HOW IT WORKS - time is of the essence!

When a visa holder becomes a person of interest for a visa cancellation under s 116, they are firstly issued with what is called a Notice of Intention to Cancel (NOIC) letter by the Minister. If that person is in the community they have 5 working days to respond with the reasons why their visa should not be cancelled. Or, if that person is taken into immigration detention for questioning, the process is much quicker (we have had a client who was only given 20 minutes to provide reasons) as the decision must be made within 4 hours of the interview commencing.

If a decision is made to cancel a visa under s 116, the former visa holder will become an unlawful non-citizen and be taken into immigration detention (if not already detained in correctional or immigration detention). Former visa holders can lodge an application for review of the cancellation decision in the Migration and Refugee Division of the Administrative Appeals Tribunal (AAT). That application may need to be lodged as soon as seven (7) working days after the visa cancellation decision is made and there is a $1,731 application fee payable to the AAT (which may be reduced by 50% if a fee reduction request is lodged).

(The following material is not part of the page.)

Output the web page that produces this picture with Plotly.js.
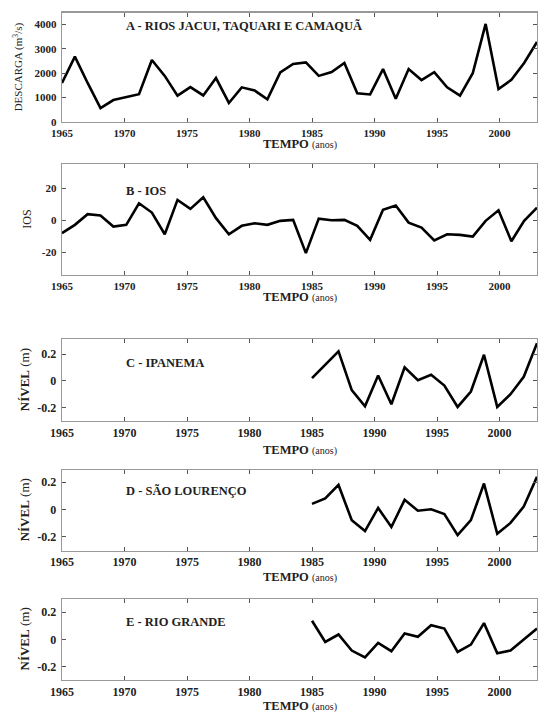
<!DOCTYPE html>
<html>
<head>
<meta charset="utf-8">
<script src="https://cdn.plot.ly/plotly-3.0.1.min.js"></script>
<style>html,body{margin:0;padding:0;background:#fff;}#chart{width:539px;height:713px;}</style>
</head>
<body>
<div id="chart"></div>
<script>
// ---- Data ----
const yearsA = [1965.00,1966.03,1967.05,1968.08,1969.11,1970.14,1971.16,1972.19,1973.22,1974.24,
  1975.27,1976.30,1977.32,1978.35,1979.38,1980.41,1981.43,1982.46,1983.49,1984.51,
  1985.54,1986.57,1987.59,1988.62,1989.65,1990.68,1991.70,1992.73,1993.76,1994.78,
  1995.81,1996.84,1997.86,1998.89,1999.92,2000.95,2001.97,2003.00];
const descarga = [1600,2680,1600,570,900,1010,1140,2540,1890,1080,
  1430,1090,1800,780,1420,1290,930,2030,2380,2440,
  1890,2050,2420,1180,1130,2170,950,2170,1720,2040,
  1420,1080,2000,4020,1350,1730,2420,3280];
const ios = [-8.1,-2.9,3.8,2.9,-4.0,-2.9,10.6,4.8,-8.8,12.7,
  7.1,14.4,1.3,-8.8,-3.5,-1.9,-2.9,-0.4,0.2,-20.6,
  1.0,0.0,0.2,-3.5,-12.3,6.5,9.2,-1.5,-4.6,-12.6,
  -8.8,-9.2,-10.2,-0.4,6.2,-13.2,-0.4,7.8];
const yearsN = [1985.00,1986.06,1987.12,1988.18,1989.24,1990.29,1991.35,1992.41,1993.47,
  1994.53,1995.59,1996.65,1997.71,1998.76,1999.82,2000.88,2001.94,2003.00];
const ipanema = [0.02,0.12,0.22,-0.07,-0.19,0.04,-0.175,0.10,0.005,0.045,-0.035,-0.195,-0.08,0.195,-0.195,-0.10,0.03,0.28];
const saoLourenco = [0.04,0.08,0.18,-0.08,-0.16,0.01,-0.13,0.07,-0.01,0.0,-0.035,-0.19,-0.08,0.19,-0.18,-0.10,0.02,0.24];
const rioGrande = [0.137,-0.017,0.037,-0.08,-0.13,-0.025,-0.085,0.045,0.02,0.105,0.08,-0.09,-0.037,0.12,-0.10,-0.08,0.0,0.08];
const xTicks = [1965,1970,1975,1980,1985,1990,1995,2000];
const panelLabels = ['A - RIOS JACUI, TAQUARI E CAMAQUÃ','B - IOS','C - IPANEMA','D - SÃO LOURENÇO','E - RIO GRANDE'];
const yTitles = ['DESCARGA (m<sup>3</sup>/s)','IOS','<b>NÍVEL</b> (m)','<b>NÍVEL</b> (m)','<b>NÍVEL</b> (m)'];
const xTitle = '<b>TEMPO</b> <span style="font-size:10px">(anos)</span>';

// ---- Layout geometry (pixels) ----
const W = 539, H = 713;
const FONT = 'Liberation Serif, Times New Roman, serif';
const xL = 62, xR = 537;
const panels = [
  {top:12.7, bot:122, range:[0,4480], tickvals:[0,1000,2000,3000,4000], ticktext:['0','1000','2000','3000','4000'], labY:26, titleY:144, yTitleX:18, yTitleSize:11, tickSize:11},
  {top:164.3, bot:275, range:[-34.3,35], tickvals:[-20,0,20], ticktext:['-20','0','20'], labY:191, titleY:297, yTitleX:27, yTitleSize:12, tickSize:11},
  {top:339.3, bot:421, range:[-0.30,0.31], tickvals:[-0.2,0,0.2], ticktext:['-0.2','0','0.2'], labY:363, titleY:450, yTitleX:24, yTitleSize:13, tickSize:12},
  {top:470, bot:550.7, range:[-0.305,0.29], tickvals:[-0.2,0,0.2], ticktext:['-0.2','0','0.2'], labY:491, titleY:577, yTitleX:24, yTitleSize:13, tickSize:12},
  {top:599, bot:680, range:[-0.295,0.296], tickvals:[-0.2,0,0.2], ticktext:['-0.2','0','0.2'], labY:622, titleY:706, yTitleX:24, yTitleSize:13, tickSize:12}
];
const series = [[yearsA,descarga],[yearsA,ios],[yearsN,ipanema],[yearsN,saoLourenco],[yearsN,rioGrande]];

const py = p => 1 - p / H;
const data = [];
const layout = {
  width: W, height: H,
  margin: {l:0, r:0, t:0, b:0},
  paper_bgcolor: '#fff', plot_bgcolor: '#fff',
  showlegend: false,
  font: {family: FONT, color: '#000'},
  annotations: [], shapes: []
};

panels.forEach((p, i) => {
  const n = i + 1;
  const sfx = (n === 1 ? '' : String(n));
  data.push({
    x: series[i][0], y: series[i][1], type: 'scatter', mode: 'lines',
    xaxis: 'x' + sfx, yaxis: 'y' + sfx,
    line: {color: '#000', width: 2.6}, hoverinfo: 'skip'
  });
  layout['xaxis' + sfx] = {
    domain: [xL / W, xR / W], range: [1965, 2003], anchor: 'y' + sfx,
    tickvals: xTicks, ticktext: xTicks.map(String),
    ticks: 'inside', ticklen: 4, tickcolor: '#555', tickwidth: 1,
    showline: true, linecolor: '#999', linewidth: 1.3, mirror: 'ticks',
    showgrid: false, zeroline: false,
    tickfont: {family: FONT, size: p.tickSize, color: '#222', weight: 'bold'},
    ticklabelstandoff: 0, fixedrange: true
  };
  layout['yaxis' + sfx] = {
    domain: [py(p.bot), py(p.top)], range: p.range, anchor: 'x' + sfx,
    tickvals: p.tickvals, ticktext: p.ticktext,
    ticks: 'inside', ticklen: 4, tickcolor: '#555', tickwidth: 1,
    showline: true, linecolor: '#999', linewidth: 1.3, mirror: 'ticks',
    showgrid: false, zeroline: false,
    tickfont: {family: FONT, size: p.tickSize, color: '#222', weight: 'bold'},
    ticklabelstandoff: 2, fixedrange: true
  };
  layout.annotations.push({
    xref: 'paper', yref: 'paper', x: 124 / W, y: py(p.labY), xanchor: 'left', yanchor: 'middle',
    text: '<b>' + panelLabels[i] + '</b>', showarrow: false,
    font: {family: FONT, size: 12.5, color: '#222'}
  });
  layout.annotations.push({
    xref: 'paper', yref: 'paper', x: (xL + xR) / 2 / W, y: py(p.titleY), xanchor: 'center', yanchor: 'middle',
    text: xTitle, showarrow: false, font: {family: FONT, size: 12.5, color: '#222'}
  });
  layout.annotations.push({
    xref: 'paper', yref: 'paper', x: p.yTitleX / W, y: py((p.top + p.bot) / 2), xanchor: 'center', yanchor: 'middle',
    text: yTitles[i], textangle: -90, showarrow: false, font: {family: FONT, size: p.yTitleSize, color: '#222'}
  });
});

Plotly.newPlot('chart', data, layout, {staticPlot: true, displayModeBar: false});
</script>
</body>
</html>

In order to successfully apply for review of a cancellation decision under s 116(1)(e)(i) by the AAT, the former visa holder would need to satisfy the Tribunal that either:

  1. they do not pose a threat to the health, safety or good order of the Australian community; or

  2. that the reasons for not cancelling their visa outweigh the reasons for cancelling the visa.

WHY IS THIS HAPPENING - the inevitable question!

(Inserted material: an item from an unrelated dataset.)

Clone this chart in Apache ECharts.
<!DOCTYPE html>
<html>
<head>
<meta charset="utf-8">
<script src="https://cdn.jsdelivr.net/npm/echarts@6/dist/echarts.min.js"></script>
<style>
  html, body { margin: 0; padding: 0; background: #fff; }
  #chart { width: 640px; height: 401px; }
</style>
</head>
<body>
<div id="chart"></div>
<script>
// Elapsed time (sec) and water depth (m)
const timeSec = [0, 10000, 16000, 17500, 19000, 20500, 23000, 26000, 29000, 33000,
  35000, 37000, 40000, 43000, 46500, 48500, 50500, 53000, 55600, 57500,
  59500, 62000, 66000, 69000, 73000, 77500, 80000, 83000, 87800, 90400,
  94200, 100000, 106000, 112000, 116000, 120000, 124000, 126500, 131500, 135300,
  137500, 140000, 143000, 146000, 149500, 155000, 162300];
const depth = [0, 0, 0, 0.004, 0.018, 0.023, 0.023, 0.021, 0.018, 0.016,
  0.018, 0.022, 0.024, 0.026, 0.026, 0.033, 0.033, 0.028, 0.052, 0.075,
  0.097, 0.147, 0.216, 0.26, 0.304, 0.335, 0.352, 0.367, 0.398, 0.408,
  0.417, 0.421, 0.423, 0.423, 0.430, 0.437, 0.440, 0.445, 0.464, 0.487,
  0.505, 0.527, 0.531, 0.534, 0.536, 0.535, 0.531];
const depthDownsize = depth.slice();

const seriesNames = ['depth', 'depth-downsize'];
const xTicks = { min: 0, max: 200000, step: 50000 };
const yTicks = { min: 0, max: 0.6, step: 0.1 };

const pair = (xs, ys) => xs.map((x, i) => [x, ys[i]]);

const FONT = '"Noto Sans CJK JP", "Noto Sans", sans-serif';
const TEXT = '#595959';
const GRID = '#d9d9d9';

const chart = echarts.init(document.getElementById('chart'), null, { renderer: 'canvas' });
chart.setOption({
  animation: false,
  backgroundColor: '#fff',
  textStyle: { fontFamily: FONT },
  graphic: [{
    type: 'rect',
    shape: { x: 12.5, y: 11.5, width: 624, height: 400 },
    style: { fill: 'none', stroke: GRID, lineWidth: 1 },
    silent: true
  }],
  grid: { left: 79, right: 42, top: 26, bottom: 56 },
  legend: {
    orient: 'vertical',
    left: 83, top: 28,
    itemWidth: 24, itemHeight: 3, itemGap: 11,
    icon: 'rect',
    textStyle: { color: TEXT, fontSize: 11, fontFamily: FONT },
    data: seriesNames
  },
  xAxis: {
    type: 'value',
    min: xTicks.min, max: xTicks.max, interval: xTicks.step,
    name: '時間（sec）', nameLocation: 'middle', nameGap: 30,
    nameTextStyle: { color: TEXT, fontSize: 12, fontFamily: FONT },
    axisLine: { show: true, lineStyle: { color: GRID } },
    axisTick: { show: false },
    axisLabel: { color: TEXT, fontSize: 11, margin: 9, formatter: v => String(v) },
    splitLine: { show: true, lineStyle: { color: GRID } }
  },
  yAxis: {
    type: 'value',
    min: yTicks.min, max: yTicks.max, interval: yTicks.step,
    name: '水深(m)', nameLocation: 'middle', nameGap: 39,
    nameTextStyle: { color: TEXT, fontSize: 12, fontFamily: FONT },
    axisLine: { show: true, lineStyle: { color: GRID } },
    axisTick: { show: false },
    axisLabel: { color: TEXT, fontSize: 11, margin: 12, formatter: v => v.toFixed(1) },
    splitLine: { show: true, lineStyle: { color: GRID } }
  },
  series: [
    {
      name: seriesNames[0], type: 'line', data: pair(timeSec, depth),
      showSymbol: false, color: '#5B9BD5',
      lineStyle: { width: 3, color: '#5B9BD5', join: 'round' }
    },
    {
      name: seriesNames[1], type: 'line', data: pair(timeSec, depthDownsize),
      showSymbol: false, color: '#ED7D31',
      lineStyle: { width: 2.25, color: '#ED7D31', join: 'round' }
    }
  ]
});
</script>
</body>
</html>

We have been asked why there seems to be a sudden increase in cancellations under s 116 over recent times (particularly for New Zealand citizens) and why, given the broad scope of s 116(1)(e), there was a need to make amendments to the Migration Act to expand the powers under s 501.

The honest is answer is that we don't know. 

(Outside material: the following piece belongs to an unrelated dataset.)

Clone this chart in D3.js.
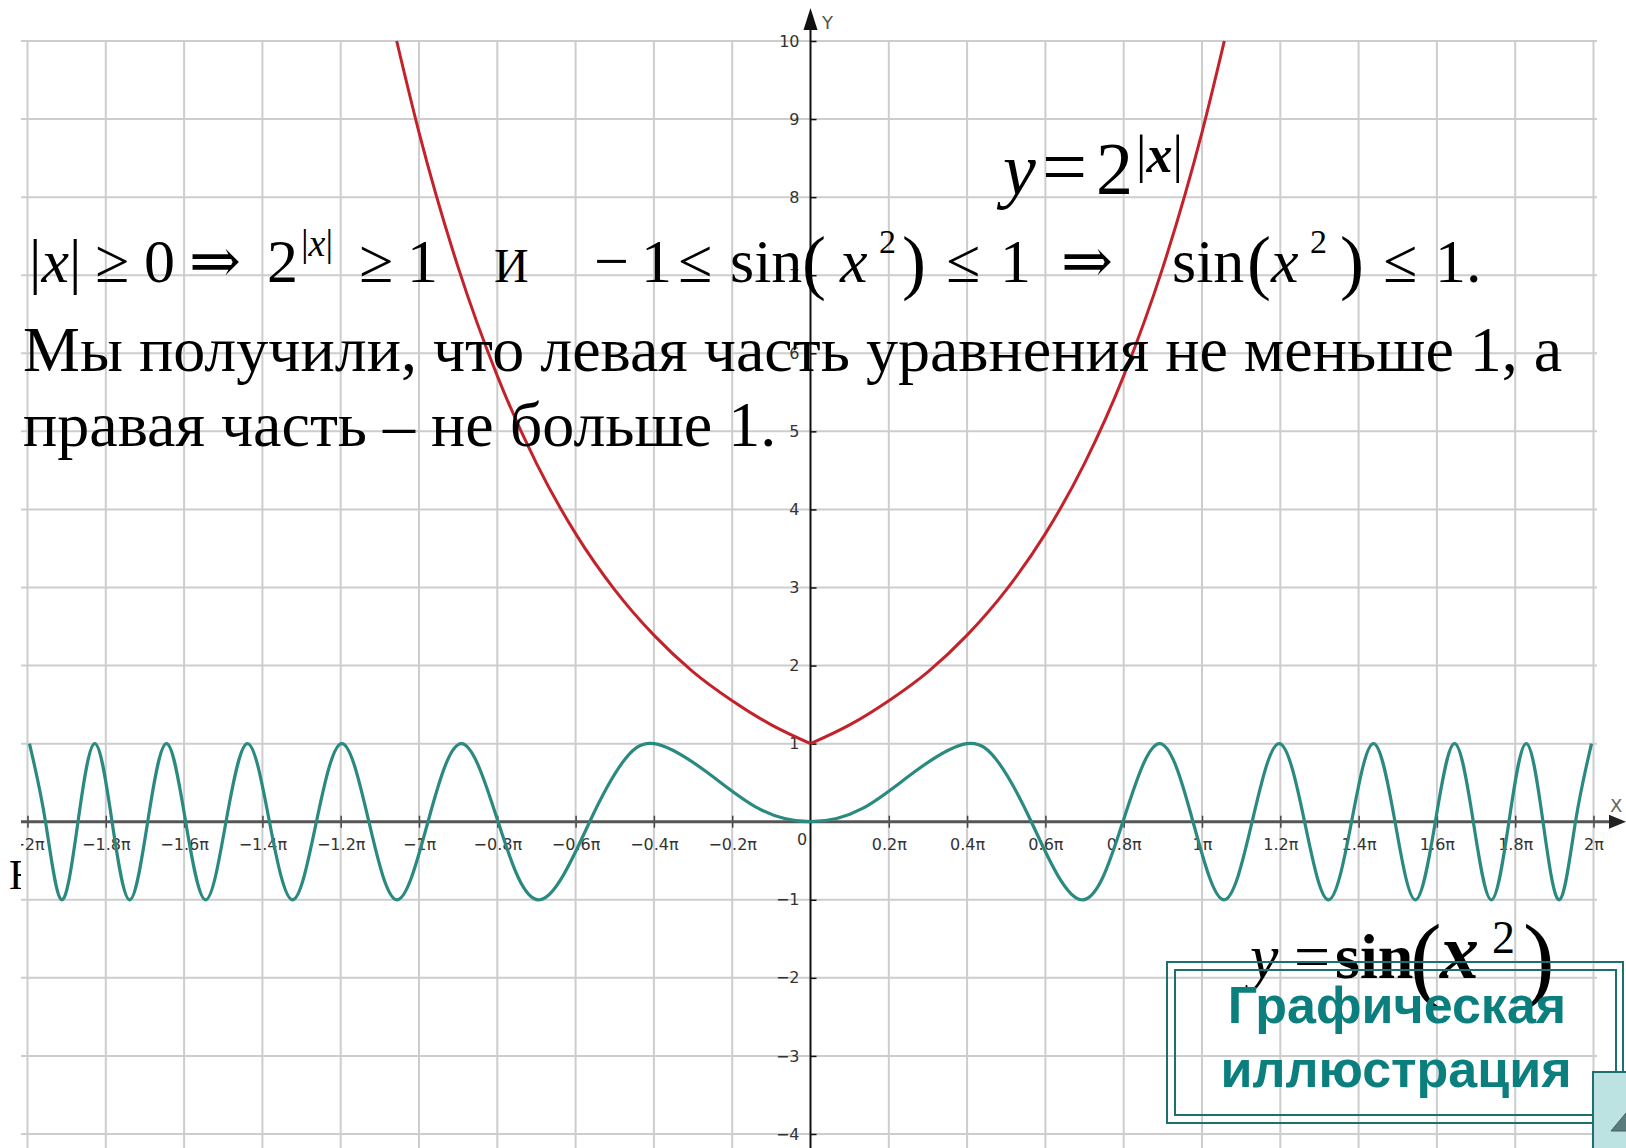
<!DOCTYPE html>
<html>
<head>
<meta charset="utf-8">
<script src="https://cdn.jsdelivr.net/npm/d3@7"></script>
<style>
  body { margin: 0; background: #fff; }
  svg { display: block; }
</style>
</head>
<body>
<script>
// x values are in units of pi
var xTicks = [-2, -1.8, -1.6, -1.4, -1.2, -1, -0.8, -0.6, -0.4, -0.2, 0.2, 0.4, 0.6, 0.8, 1, 1.2, 1.4, 1.6, 1.8, 2];
var xTickLabels = ["−2π", "−1.8π", "−1.6π", "−1.4π", "−1.2π", "−1π", "−0.8π", "−0.6π", "−0.4π", "−0.2π",
                   "0.2π", "0.4π", "0.6π", "0.8π", "1π", "1.2π", "1.4π", "1.6π", "1.8π", "2π"];
var yTicks = [-4, -3, -2, -1, 1, 2, 3, 4, 5, 6, 7, 8, 9, 10];
var yTickLabels = ["−4", "−3", "−2", "−1", "1", "2", "3", "4", "5", "6", "7", "8", "9", "10"];

// y = 2^|x|
var expX = [-1.057, -1, -0.9, -0.8, -0.7, -0.6, -0.5, -0.4, -0.3, -0.2, -0.1, 0,
            0.1, 0.2, 0.3, 0.4, 0.5, 0.6, 0.7, 0.8, 0.9, 1, 1.057];
var expY = [10, 8.83, 7.1, 5.71, 4.59, 3.69, 2.97, 2.39, 1.92, 1.55, 1.24, 1,
            1.24, 1.55, 1.92, 2.39, 2.97, 3.69, 4.59, 5.71, 7.1, 8.83, 10];

// y = sin(x^2), peaks, troughs and zero crossings of the teal curve
var sinX = [-1.995, -1.954, -1.913, -1.871, -1.828, -1.784, -1.739, -1.693, -1.645, -1.596, -1.545,
            -1.493, -1.438, -1.382, -1.323, -1.262, -1.197, -1.128, -1.056, -0.977, -0.892, -0.798,
            -0.691, -0.564, -0.48, -0.399, -0.266, -0.133, 0, 0.133, 0.266, 0.399, 0.48, 0.564, 0.691, 0.798,
            0.892, 0.977, 1.056, 1.128, 1.197, 1.262, 1.323, 1.382, 1.438, 1.493, 1.545, 1.596, 1.645,
            1.693, 1.739, 1.784, 1.828, 1.871, 1.913, 1.954, 1.995];
var sinY = [1, 0, -1, 0, 1, 0, -1, 0, 1, 0, -1,
            0, 1, 0, -1, 0, 1, 0, -1, 0, 1, 0,
            -1, 0, 0.76, 1, 0.64, 0.17, 0, 0.17, 0.64, 1, 0.76, 0, -1, 0,
            1, 0, -1, 0, 1, 0, -1, 0, 1, 0, -1, 0, 1,
            0, -1, 0, 1, 0, -1, 0, 1];

var W = 1626, H = 1148;
var serif = "'Liberation Serif', 'Times New Roman', 'DejaVu Serif', serif";
var sans = "'DejaVu Sans', Verdana, sans-serif";
var svg = d3.select("body").append("svg").attr("width", W).attr("height", H);

var x = d3.scaleLinear().domain([-2, 2]).range([27.5, 1593.5]);
var y = d3.scaleLinear().domain([-4, 10]).range([1134, 41]);
var left = 21, right = 1597;

svg.append("clipPath").attr("id", "pic")
  .append("rect").attr("x", left).attr("y", 0).attr("width", W - left).attr("height", H);

// cut-off letter behind the graph picture
svg.append("text").attr("x", 9).attr("y", 889)
  .attr("font-family", serif).attr("font-size", 42).text("Н");

var pic = svg.append("g").attr("clip-path", "url(#pic)");
pic.append("rect").attr("x", left).attr("y", 0)
  .attr("width", W - left).attr("height", H).attr("fill", "#fff");

// grid
var grid = pic.append("g").attr("stroke", "#cdcdcd").attr("stroke-width", 2);
grid.selectAll(".gv").data(xTicks).enter().append("line")
  .attr("x1", d => x(d)).attr("x2", d => x(d))
  .attr("y1", y(10)).attr("y2", H);
grid.selectAll(".gh").data(yTicks).enter().append("line")
  .attr("x1", left).attr("x2", right)
  .attr("y1", d => y(d)).attr("y2", d => y(d));

// x axis
var xAxis = pic.append("g")
  .attr("transform", `translate(0, ${y(0)})`)
  .call(d3.axisBottom(x).tickValues(xTicks)
    .tickFormat((d, i) => xTickLabels[i]).tickSize(6).tickPadding(11));
xAxis.select(".domain").remove();
xAxis.selectAll(".tick line").attr("y1", -6).attr("stroke", "#444").attr("stroke-width", 1.5);
xAxis.selectAll(".tick text")
  .attr("font-family", sans).attr("font-size", 16).attr("fill", "#333");
pic.append("line")
  .attr("x1", left).attr("x2", 1612)
  .attr("y1", y(0)).attr("y2", y(0))
  .attr("stroke", "#555").attr("stroke-width", 3);
pic.append("path")
  .attr("d", `M${W},${y(0)} L1609,${y(0) - 7} L1609,${y(0) + 7} Z`)
  .attr("fill", "#222");
pic.append("text").attr("x", 1610).attr("y", 812)
  .attr("font-family", sans).attr("font-size", 18)
  .attr("fill", "#666").text("X");
pic.append("text").attr("x", 802).attr("y", 845).attr("text-anchor", "middle")
  .attr("font-family", sans).attr("font-size", 16)
  .attr("fill", "#333").text("0");

// y axis
var yAxis = pic.append("g")
  .attr("transform", `translate(${x(0)}, 0)`)
  .call(d3.axisLeft(y).tickValues(yTicks)
    .tickFormat((d, i) => yTickLabels[i]).tickSize(6).tickPadding(5));
yAxis.select(".domain").remove();
yAxis.selectAll(".tick line").attr("x2", 6).attr("stroke", "#111").attr("stroke-width", 1.5);
yAxis.selectAll(".tick text")
  .attr("font-family", sans).attr("font-size", 16).attr("fill", "#333");
pic.append("line")
  .attr("x1", x(0)).attr("x2", x(0))
  .attr("y1", 25).attr("y2", H)
  .attr("stroke", "#111").attr("stroke-width", 2);
pic.append("path")
  .attr("d", `M${x(0)},8 L${x(0) - 7},30 L${x(0) + 7},30 Z`)
  .attr("fill", "#111");
pic.append("text").attr("x", 822).attr("y", 29)
  .attr("font-family", sans).attr("font-size", 18)
  .attr("fill", "#555").text("Y");

// curves
var sinPts = sinX.map((d, i) => [d, sinY[i]]);
var expPts = expX.map((d, i) => [d, expY[i]]);

pic.append("path")
  .datum(sinPts)
  .attr("d", d3.line().x(d => x(d[0])).y(d => y(d[1])).curve(d3.curveNatural))
  .attr("fill", "none").attr("stroke", "#2b8a80").attr("stroke-width", 3.2);

[expPts.filter(d => d[0] <= 0), expPts.filter(d => d[0] >= 0)].forEach(branch => {
  pic.append("path")
    .datum(branch)
    .attr("d", d3.line().x(d => x(d[0])).y(d => y(d[1])).curve(d3.curveMonotoneX))
    .attr("fill", "none").attr("stroke", "#c4222b").attr("stroke-width", 3);
});

// text over the picture
function put(px, py, s, size, italic, bold) {
  return svg.append("text").attr("x", px).attr("y", py)
    .attr("font-family", serif).attr("font-size", size)
    .attr("font-style", italic ? "italic" : null)
    .attr("font-weight", bold ? "bold" : null)
    .attr("fill", "#000")
    .text(s);
}

var b1 = 282;
var t = put(29, b1, "|", 62);
t.append("tspan").attr("font-style", "italic").text("x");
t.append("tspan").text("|");
put(95, b1, "≥", 62);
put(144, b1, "0", 62);
put(189, b1, "⇒", 62);
put(267, b1, "2", 62);
t = put(301, b1 - 26, "|", 38);
t.append("tspan").attr("font-style", "italic").text("x");
t.append("tspan").text("|");
put(359, b1, "≥", 62);
put(407, b1, "1", 62);
put(494, b1, "И", 48);
put(594, b1, "−", 62);
put(641, b1, "1", 62);
put(678, b1, "≤", 62);
put(730, b1, "sin", 62);
put(802, b1 + 4, "(", 72);
put(840, b1, "x", 62, true);
put(879, b1 - 29, "2", 34);
put(902, b1 + 4, ")", 72);
put(946, b1, "≤", 62);
put(1000, b1, "1", 62);
put(1061, b1, "⇒", 62);
put(1172, b1, "sin", 62);
put(1247, b1 + 4, "(", 72);
put(1271, b1, "x", 62, true);
put(1310, b1 - 29, "2", 34);
put(1340, b1 + 4, ")", 72);
put(1383, b1, "≤", 62);
put(1435, b1, "1", 62);
put(1466, b1, ".", 62);

put(23, 371, "Мы получили, что левая часть уравнения не меньше 1, а", 64);
put(23, 446, "правая часть – не больше 1.", 64);

// curve labels
put(1003, 194, "y", 74, true);
put(1042, 194, "=", 80);
put(1096, 194, "2", 74);
t = put(1136, 172, "|", 52);
t.append("tspan").attr("font-style", "italic").attr("font-weight", "bold").text("x");
t.append("tspan").text("|");

put(1250, 978, "y", 64, true);
put(1294, 978, "=", 64);
put(1335, 978, "sin", 64, false, true);
put(1410, 990, "(", 95);
put(1440, 978, "x", 78, true, true);
put(1492, 953, "2", 46);
put(1523, 990, ")", 95);

// caption box
var teal = "#1d6f70";
svg.append("rect").attr("x", 1167).attr("y", 962).attr("width", 456).attr("height", 161)
  .attr("fill", "none").attr("stroke", teal).attr("stroke-width", 2);
svg.append("rect").attr("x", 1175).attr("y", 970).attr("width", 441).attr("height", 145)
  .attr("fill", "none").attr("stroke", teal).attr("stroke-width", 2);
svg.append("text").attr("x", 1397).attr("y", 1023).attr("text-anchor", "middle")
  .attr("font-family", "'Liberation Sans', Arial, sans-serif").attr("font-weight", "bold")
  .attr("font-size", 52).attr("fill", "#0b7f7e").text("Графическая");
svg.append("text").attr("x", 1396).attr("y", 1087).attr("text-anchor", "middle")
  .attr("font-family", "'Liberation Sans', Arial, sans-serif").attr("font-weight", "bold")
  .attr("font-size", 52).attr("fill", "#0b7f7e").text("иллюстрация");

// navigation button in the corner
svg.append("rect").attr("x", 1593).attr("y", 1072).attr("width", 60).attr("height", 100)
  .attr("fill", "#bde2e2").attr("stroke", teal).attr("stroke-width", 2);
svg.append("path").attr("d", "M1611,1131 L1626,1113 L1641,1131 Z")
  .attr("fill", "#5b7c7c").attr("stroke", "#3e6060").attr("stroke-width", 1);
</script>
</body>
</html>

What we do know is that the Government currently has a strict policy that is cracking down on criminal activity, particularly violent offenders. We also note the operation of s 117(2) of the Act prevents a permanent visa from being cancelled under s 116 if the visa holder is in Australia. It is possible that it wasn't until recently that it occurred to anyone in the Minister's office that as Special Category (subclass 444) Visas granted to New Zealand citizens on their arrival to Australia are technically temporary visas (although of indefinite duration), they could and be cancelled under s 116 even where the visa holder was in Australia. The only issue now is that the threshold for visa cancellations in this regard is now much lower and the immediate consequences much more severe!


As with any visa cancellation matter, it is important that you obtain sound legal advice about your options and your individual circumstances as quickly as possible. Strict time limits apply for both responding to notices of intention to consider cancellation under s 116 and applying for review of any cancellation decision to the AAT or the Courts.